Work to be completed
Copy out the data below as written; omit any images.

Data block

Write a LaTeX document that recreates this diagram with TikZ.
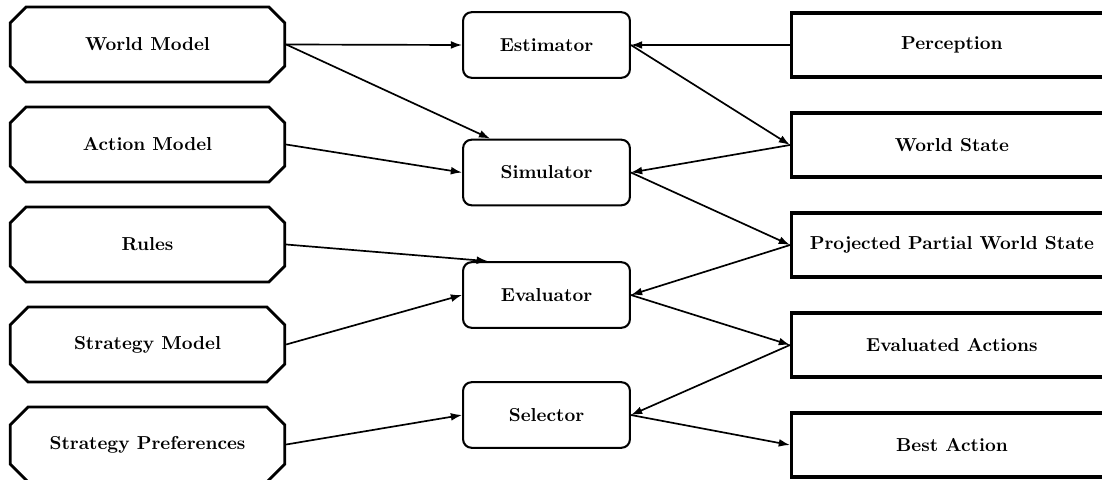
\documentclass[tikz,border=0pt]{standalone}
\usetikzlibrary{shapes.misc,arrows.meta}
\begin{document}
\begin{tikzpicture}[x=0.5336pt,y=-0.5336pt,
  leftbox/.style={chamfered rectangle, chamfered rectangle xsep=6pt, chamfered rectangle ysep=5pt,
    draw, line width=1.5pt, minimum width=146.5pt, minimum height=40pt, inner sep=0pt, font=\bfseries},
  midbox/.style={rectangle, rounded corners=4.5pt, draw, line width=1.1pt,
    minimum width=89pt, minimum height=35pt, inner sep=0pt, font=\bfseries},
  rightbox/.style={rectangle, draw, line width=1.8pt, minimum width=171pt,
    minimum height=34pt, inner sep=0pt, font=\bfseries},
  conn/.style={line width=0.9pt, -{Latex[length=6pt,width=4.2pt]}}]
\useasboundingbox (0,0) rectangle (1102,480);
% left column
\node[leftbox] (wm) at (147.5,44.5) {World Model};
\node[leftbox] (am) at (147.5,144.5) {Action Model};
\node[leftbox] (ru) at (147.5,244.5) {Rules};
\node[leftbox] (sm) at (147.5,344.5) {Strategy Model};
\node[leftbox] (sp) at (147.5,444.5) {Strategy Preferences};
% middle column
\node[midbox] (est) at (546.5,45) {Estimator};
\node[midbox] (sim) at (546.5,172.5) {Simulator};
\node[midbox] (ev) at (546.5,295) {Evaluator};
\node[midbox] (sel) at (546.5,415) {Selector};
% right column
\node[rightbox, anchor=west] (perc) at (790,45) {Perception};
\node[rightbox, anchor=west] (ws) at (790,145) {World State};
\node[rightbox, anchor=west] (pp) at (790,245) {Projected Partial World State};
\node[rightbox, anchor=west] (ea) at (790,345) {Evaluated Actions};
\node[rightbox, anchor=west] (ba) at (790,445) {Best Action};
% connectors
\draw[conn] (wm.east) -- (est.west);
\draw[conn] (wm.east) -- (sim.149);
\draw[conn] (am.east) -- (sim.west);
\draw[conn] (ru.east) -- (ev.150);
\draw[conn] (sm.east) -- (ev.west);
\draw[conn] (sp.east) -- (sel.west);
\draw[conn] (perc.west) -- (est.east);
\draw[conn] (est.east) -- (ws.west);
\draw[conn] (ws.west) -- (sim.east);
\draw[conn] (sim.east) -- (pp.west);
\draw[conn] (pp.west) -- (ev.east);
\draw[conn] (ev.east) -- (ea.west);
\draw[conn] (ea.west) -- (sel.east);
\draw[conn] (sel.east) -- (ba.west);
\end{tikzpicture}
\end{document}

The response
Write a LaTeX document that recreates this diagram with TikZ.
\documentclass[tikz,border=0pt]{standalone}
\usetikzlibrary{shapes.misc,arrows.meta}
\begin{document}
\begin{tikzpicture}[x=0.5336pt,y=-0.5336pt,
  leftbox/.style={chamfered rectangle, chamfered rectangle xsep=6pt, chamfered rectangle ysep=5pt,
    draw, line width=1.5pt, minimum width=146.5pt, minimum height=40pt, inner sep=0pt, font=\bfseries},
  midbox/.style={rectangle, rounded corners=4.5pt, draw, line width=1.1pt,
    minimum width=89pt, minimum height=35pt, inner sep=0pt, font=\bfseries},
  rightbox/.style={rectangle, draw, line width=1.8pt, minimum width=171pt,
    minimum height=34pt, inner sep=0pt, font=\bfseries},
  conn/.style={line width=0.9pt, -{Latex[length=6pt,width=4.2pt]}}]
\useasboundingbox (0,0) rectangle (1102,480);
% left column
\node[leftbox] (wm) at (147.5,44.5) {World Model};
\node[leftbox] (am) at (147.5,144.5) {Action Model};
\node[leftbox] (ru) at (147.5,244.5) {Rules};
\node[leftbox] (sm) at (147.5,344.5) {Strategy Model};
\node[leftbox] (sp) at (147.5,444.5) {Strategy Preferences};
% middle column
\node[midbox] (est) at (546.5,45) {Estimator};
\node[midbox] (sim) at (546.5,172.5) {Simulator};
\node[midbox] (ev) at (546.5,295) {Evaluator};
\node[midbox] (sel) at (546.5,415) {Selector};
% right column
\node[rightbox, anchor=west] (perc) at (790,45) {Perception};
\node[rightbox, anchor=west] (ws) at (790,145) {World State};
\node[rightbox, anchor=west] (pp) at (790,245) {Projected Partial World State};
\node[rightbox, anchor=west] (ea) at (790,345) {Evaluated Actions};
\node[rightbox, anchor=west] (ba) at (790,445) {Best Action};
% connectors
\draw[conn] (wm.east) -- (est.west);
\draw[conn] (wm.east) -- (sim.149);
\draw[conn] (am.east) -- (sim.west);
\draw[conn] (ru.east) -- (ev.150);
\draw[conn] (sm.east) -- (ev.west);
\draw[conn] (sp.east) -- (sel.west);
\draw[conn] (perc.west) -- (est.east);
\draw[conn] (est.east) -- (ws.west);
\draw[conn] (ws.west) -- (sim.east);
\draw[conn] (sim.east) -- (pp.west);
\draw[conn] (pp.west) -- (ev.east);
\draw[conn] (ev.east) -- (ea.west);
\draw[conn] (ea.west) -- (sel.east);
\draw[conn] (sel.east) -- (ba.west);
\end{tikzpicture}
\end{document}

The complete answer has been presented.